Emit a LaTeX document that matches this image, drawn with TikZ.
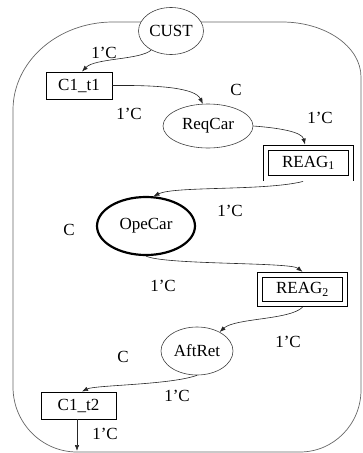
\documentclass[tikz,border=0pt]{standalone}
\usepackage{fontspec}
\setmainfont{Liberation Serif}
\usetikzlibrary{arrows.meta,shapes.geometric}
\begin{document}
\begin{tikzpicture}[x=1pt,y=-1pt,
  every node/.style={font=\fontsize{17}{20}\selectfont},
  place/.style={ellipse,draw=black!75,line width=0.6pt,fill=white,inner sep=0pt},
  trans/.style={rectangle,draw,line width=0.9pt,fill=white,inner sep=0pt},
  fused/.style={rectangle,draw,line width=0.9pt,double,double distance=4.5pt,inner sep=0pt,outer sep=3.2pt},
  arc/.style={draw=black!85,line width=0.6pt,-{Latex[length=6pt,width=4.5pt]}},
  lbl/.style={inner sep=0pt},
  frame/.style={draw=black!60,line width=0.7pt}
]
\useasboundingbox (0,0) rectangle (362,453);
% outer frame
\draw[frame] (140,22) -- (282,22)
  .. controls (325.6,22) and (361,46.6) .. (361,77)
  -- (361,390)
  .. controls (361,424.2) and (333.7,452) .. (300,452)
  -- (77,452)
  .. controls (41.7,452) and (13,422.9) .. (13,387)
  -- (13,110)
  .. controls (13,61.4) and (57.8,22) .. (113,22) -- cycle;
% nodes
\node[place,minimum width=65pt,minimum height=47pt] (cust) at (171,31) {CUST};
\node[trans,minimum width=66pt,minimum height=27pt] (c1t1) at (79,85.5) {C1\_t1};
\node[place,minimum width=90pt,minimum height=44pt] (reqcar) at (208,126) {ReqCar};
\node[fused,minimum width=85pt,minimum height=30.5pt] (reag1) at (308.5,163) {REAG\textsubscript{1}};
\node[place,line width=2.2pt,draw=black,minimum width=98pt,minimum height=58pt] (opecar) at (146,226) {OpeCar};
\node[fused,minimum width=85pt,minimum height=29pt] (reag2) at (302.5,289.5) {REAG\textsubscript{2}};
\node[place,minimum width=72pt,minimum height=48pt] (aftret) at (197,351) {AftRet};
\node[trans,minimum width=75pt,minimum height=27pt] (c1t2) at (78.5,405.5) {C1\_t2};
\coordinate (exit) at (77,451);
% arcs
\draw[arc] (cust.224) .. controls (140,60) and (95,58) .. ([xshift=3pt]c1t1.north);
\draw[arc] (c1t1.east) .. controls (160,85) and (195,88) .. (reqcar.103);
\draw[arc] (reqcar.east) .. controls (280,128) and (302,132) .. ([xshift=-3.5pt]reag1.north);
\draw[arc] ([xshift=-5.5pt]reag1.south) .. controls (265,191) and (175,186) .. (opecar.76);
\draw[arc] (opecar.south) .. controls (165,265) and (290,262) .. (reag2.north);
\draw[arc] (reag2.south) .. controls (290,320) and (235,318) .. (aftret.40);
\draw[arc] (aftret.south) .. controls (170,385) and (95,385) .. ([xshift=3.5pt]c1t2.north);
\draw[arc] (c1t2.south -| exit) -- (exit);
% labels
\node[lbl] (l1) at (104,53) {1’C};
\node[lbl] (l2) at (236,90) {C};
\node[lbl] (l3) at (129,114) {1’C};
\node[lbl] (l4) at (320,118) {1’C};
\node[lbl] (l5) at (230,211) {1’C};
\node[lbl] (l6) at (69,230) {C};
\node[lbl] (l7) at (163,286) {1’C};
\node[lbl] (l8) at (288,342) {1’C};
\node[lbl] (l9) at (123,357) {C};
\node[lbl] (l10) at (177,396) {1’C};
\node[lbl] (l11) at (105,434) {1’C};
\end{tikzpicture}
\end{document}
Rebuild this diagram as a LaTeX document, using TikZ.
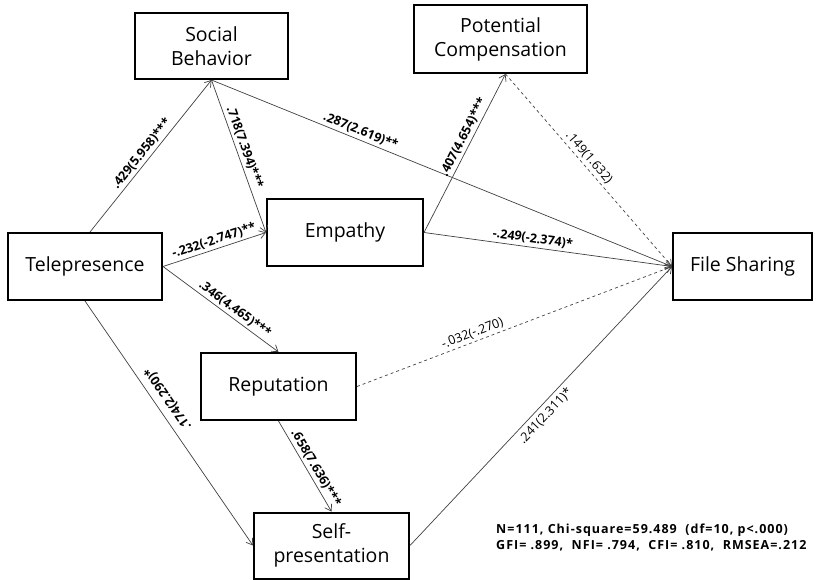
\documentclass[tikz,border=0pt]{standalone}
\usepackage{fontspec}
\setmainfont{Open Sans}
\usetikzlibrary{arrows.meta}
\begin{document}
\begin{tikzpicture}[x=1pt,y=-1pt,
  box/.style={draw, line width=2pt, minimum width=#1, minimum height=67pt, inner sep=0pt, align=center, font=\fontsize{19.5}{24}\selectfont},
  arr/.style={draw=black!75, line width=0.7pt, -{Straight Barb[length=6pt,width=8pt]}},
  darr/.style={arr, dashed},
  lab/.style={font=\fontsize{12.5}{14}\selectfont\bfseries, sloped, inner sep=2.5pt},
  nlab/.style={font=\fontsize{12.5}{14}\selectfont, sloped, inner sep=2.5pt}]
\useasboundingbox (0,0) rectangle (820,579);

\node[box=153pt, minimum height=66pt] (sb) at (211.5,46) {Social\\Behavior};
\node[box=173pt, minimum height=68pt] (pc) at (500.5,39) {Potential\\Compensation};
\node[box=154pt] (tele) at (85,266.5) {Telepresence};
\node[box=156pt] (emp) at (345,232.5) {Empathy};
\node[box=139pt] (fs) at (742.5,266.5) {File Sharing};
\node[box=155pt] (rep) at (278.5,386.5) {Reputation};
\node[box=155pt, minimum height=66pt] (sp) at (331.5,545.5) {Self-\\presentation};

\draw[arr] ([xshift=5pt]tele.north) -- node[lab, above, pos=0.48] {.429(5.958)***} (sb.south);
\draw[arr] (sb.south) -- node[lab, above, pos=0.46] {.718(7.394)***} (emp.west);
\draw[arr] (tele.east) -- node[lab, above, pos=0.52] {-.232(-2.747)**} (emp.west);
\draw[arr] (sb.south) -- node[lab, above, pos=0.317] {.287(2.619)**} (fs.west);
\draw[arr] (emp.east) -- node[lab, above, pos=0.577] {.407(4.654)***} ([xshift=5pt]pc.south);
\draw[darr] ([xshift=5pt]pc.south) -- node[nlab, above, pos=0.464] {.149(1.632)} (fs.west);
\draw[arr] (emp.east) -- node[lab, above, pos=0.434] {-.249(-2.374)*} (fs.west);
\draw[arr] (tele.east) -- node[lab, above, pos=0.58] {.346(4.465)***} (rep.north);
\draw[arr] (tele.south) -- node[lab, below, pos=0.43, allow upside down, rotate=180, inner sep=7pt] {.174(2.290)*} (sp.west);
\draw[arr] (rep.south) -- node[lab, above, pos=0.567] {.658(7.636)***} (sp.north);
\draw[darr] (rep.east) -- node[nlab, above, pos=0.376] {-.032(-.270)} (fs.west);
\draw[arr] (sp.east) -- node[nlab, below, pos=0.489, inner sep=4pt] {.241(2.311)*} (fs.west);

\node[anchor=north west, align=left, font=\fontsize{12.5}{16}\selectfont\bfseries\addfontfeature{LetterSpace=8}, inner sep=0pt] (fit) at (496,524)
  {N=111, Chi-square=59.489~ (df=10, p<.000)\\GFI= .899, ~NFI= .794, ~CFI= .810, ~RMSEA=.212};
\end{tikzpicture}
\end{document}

———

**Exercise instructions**
Give back every line exactly as it stands, pictures excluded.

**Written response**
Emit a LaTeX document that matches this image, drawn with TikZ.
\documentclass[tikz,border=0pt]{standalone}
\usepackage{fontspec}
\setmainfont{Liberation Serif}
\usetikzlibrary{arrows.meta,shapes.geometric}
\begin{document}
\begin{tikzpicture}[x=1pt,y=-1pt,
  every node/.style={font=\fontsize{17}{20}\selectfont},
  place/.style={ellipse,draw=black!75,line width=0.6pt,fill=white,inner sep=0pt},
  trans/.style={rectangle,draw,line width=0.9pt,fill=white,inner sep=0pt},
  fused/.style={rectangle,draw,line width=0.9pt,double,double distance=4.5pt,inner sep=0pt,outer sep=3.2pt},
  arc/.style={draw=black!85,line width=0.6pt,-{Latex[length=6pt,width=4.5pt]}},
  lbl/.style={inner sep=0pt},
  frame/.style={draw=black!60,line width=0.7pt}
]
\useasboundingbox (0,0) rectangle (362,453);
% outer frame
\draw[frame] (140,22) -- (282,22)
  .. controls (325.6,22) and (361,46.6) .. (361,77)
  -- (361,390)
  .. controls (361,424.2) and (333.7,452) .. (300,452)
  -- (77,452)
  .. controls (41.7,452) and (13,422.9) .. (13,387)
  -- (13,110)
  .. controls (13,61.4) and (57.8,22) .. (113,22) -- cycle;
% nodes
\node[place,minimum width=65pt,minimum height=47pt] (cust) at (171,31) {CUST};
\node[trans,minimum width=66pt,minimum height=27pt] (c1t1) at (79,85.5) {C1\_t1};
\node[place,minimum width=90pt,minimum height=44pt] (reqcar) at (208,126) {ReqCar};
\node[fused,minimum width=85pt,minimum height=30.5pt] (reag1) at (308.5,163) {REAG\textsubscript{1}};
\node[place,line width=2.2pt,draw=black,minimum width=98pt,minimum height=58pt] (opecar) at (146,226) {OpeCar};
\node[fused,minimum width=85pt,minimum height=29pt] (reag2) at (302.5,289.5) {REAG\textsubscript{2}};
\node[place,minimum width=72pt,minimum height=48pt] (aftret) at (197,351) {AftRet};
\node[trans,minimum width=75pt,minimum height=27pt] (c1t2) at (78.5,405.5) {C1\_t2};
\coordinate (exit) at (77,451);
% arcs
\draw[arc] (cust.224) .. controls (140,60) and (95,58) .. ([xshift=3pt]c1t1.north);
\draw[arc] (c1t1.east) .. controls (160,85) and (195,88) .. (reqcar.103);
\draw[arc] (reqcar.east) .. controls (280,128) and (302,132) .. ([xshift=-3.5pt]reag1.north);
\draw[arc] ([xshift=-5.5pt]reag1.south) .. controls (265,191) and (175,186) .. (opecar.76);
\draw[arc] (opecar.south) .. controls (165,265) and (290,262) .. (reag2.north);
\draw[arc] (reag2.south) .. controls (290,320) and (235,318) .. (aftret.40);
\draw[arc] (aftret.south) .. controls (170,385) and (95,385) .. ([xshift=3.5pt]c1t2.north);
\draw[arc] (c1t2.south -| exit) -- (exit);
% labels
\node[lbl] (l1) at (104,53) {1’C};
\node[lbl] (l2) at (236,90) {C};
\node[lbl] (l3) at (129,114) {1’C};
\node[lbl] (l4) at (320,118) {1’C};
\node[lbl] (l5) at (230,211) {1’C};
\node[lbl] (l6) at (69,230) {C};
\node[lbl] (l7) at (163,286) {1’C};
\node[lbl] (l8) at (288,342) {1’C};
\node[lbl] (l9) at (123,357) {C};
\node[lbl] (l10) at (177,396) {1’C};
\node[lbl] (l11) at (105,434) {1’C};
\end{tikzpicture}
\end{document}
Rebuild this diagram as a LaTeX document, using TikZ.
\documentclass[tikz,border=0pt]{standalone}
\usepackage{fontspec}
\setmainfont{Open Sans}
\usetikzlibrary{arrows.meta}
\begin{document}
\begin{tikzpicture}[x=1pt,y=-1pt,
  box/.style={draw, line width=2pt, minimum width=#1, minimum height=67pt, inner sep=0pt, align=center, font=\fontsize{19.5}{24}\selectfont},
  arr/.style={draw=black!75, line width=0.7pt, -{Straight Barb[length=6pt,width=8pt]}},
  darr/.style={arr, dashed},
  lab/.style={font=\fontsize{12.5}{14}\selectfont\bfseries, sloped, inner sep=2.5pt},
  nlab/.style={font=\fontsize{12.5}{14}\selectfont, sloped, inner sep=2.5pt}]
\useasboundingbox (0,0) rectangle (820,579);

\node[box=153pt, minimum height=66pt] (sb) at (211.5,46) {Social\\Behavior};
\node[box=173pt, minimum height=68pt] (pc) at (500.5,39) {Potential\\Compensation};
\node[box=154pt] (tele) at (85,266.5) {Telepresence};
\node[box=156pt] (emp) at (345,232.5) {Empathy};
\node[box=139pt] (fs) at (742.5,266.5) {File Sharing};
\node[box=155pt] (rep) at (278.5,386.5) {Reputation};
\node[box=155pt, minimum height=66pt] (sp) at (331.5,545.5) {Self-\\presentation};

\draw[arr] ([xshift=5pt]tele.north) -- node[lab, above, pos=0.48] {.429(5.958)***} (sb.south);
\draw[arr] (sb.south) -- node[lab, above, pos=0.46] {.718(7.394)***} (emp.west);
\draw[arr] (tele.east) -- node[lab, above, pos=0.52] {-.232(-2.747)**} (emp.west);
\draw[arr] (sb.south) -- node[lab, above, pos=0.317] {.287(2.619)**} (fs.west);
\draw[arr] (emp.east) -- node[lab, above, pos=0.577] {.407(4.654)***} ([xshift=5pt]pc.south);
\draw[darr] ([xshift=5pt]pc.south) -- node[nlab, above, pos=0.464] {.149(1.632)} (fs.west);
\draw[arr] (emp.east) -- node[lab, above, pos=0.434] {-.249(-2.374)*} (fs.west);
\draw[arr] (tele.east) -- node[lab, above, pos=0.58] {.346(4.465)***} (rep.north);
\draw[arr] (tele.south) -- node[lab, below, pos=0.43, allow upside down, rotate=180, inner sep=7pt] {.174(2.290)*} (sp.west);
\draw[arr] (rep.south) -- node[lab, above, pos=0.567] {.658(7.636)***} (sp.north);
\draw[darr] (rep.east) -- node[nlab, above, pos=0.376] {-.032(-.270)} (fs.west);
\draw[arr] (sp.east) -- node[nlab, below, pos=0.489, inner sep=4pt] {.241(2.311)*} (fs.west);

\node[anchor=north west, align=left, font=\fontsize{12.5}{16}\selectfont\bfseries\addfontfeature{LetterSpace=8}, inner sep=0pt] (fit) at (496,524)
  {N=111, Chi-square=59.489~ (df=10, p<.000)\\GFI= .899, ~NFI= .794, ~CFI= .810, ~RMSEA=.212};
\end{tikzpicture}
\end{document}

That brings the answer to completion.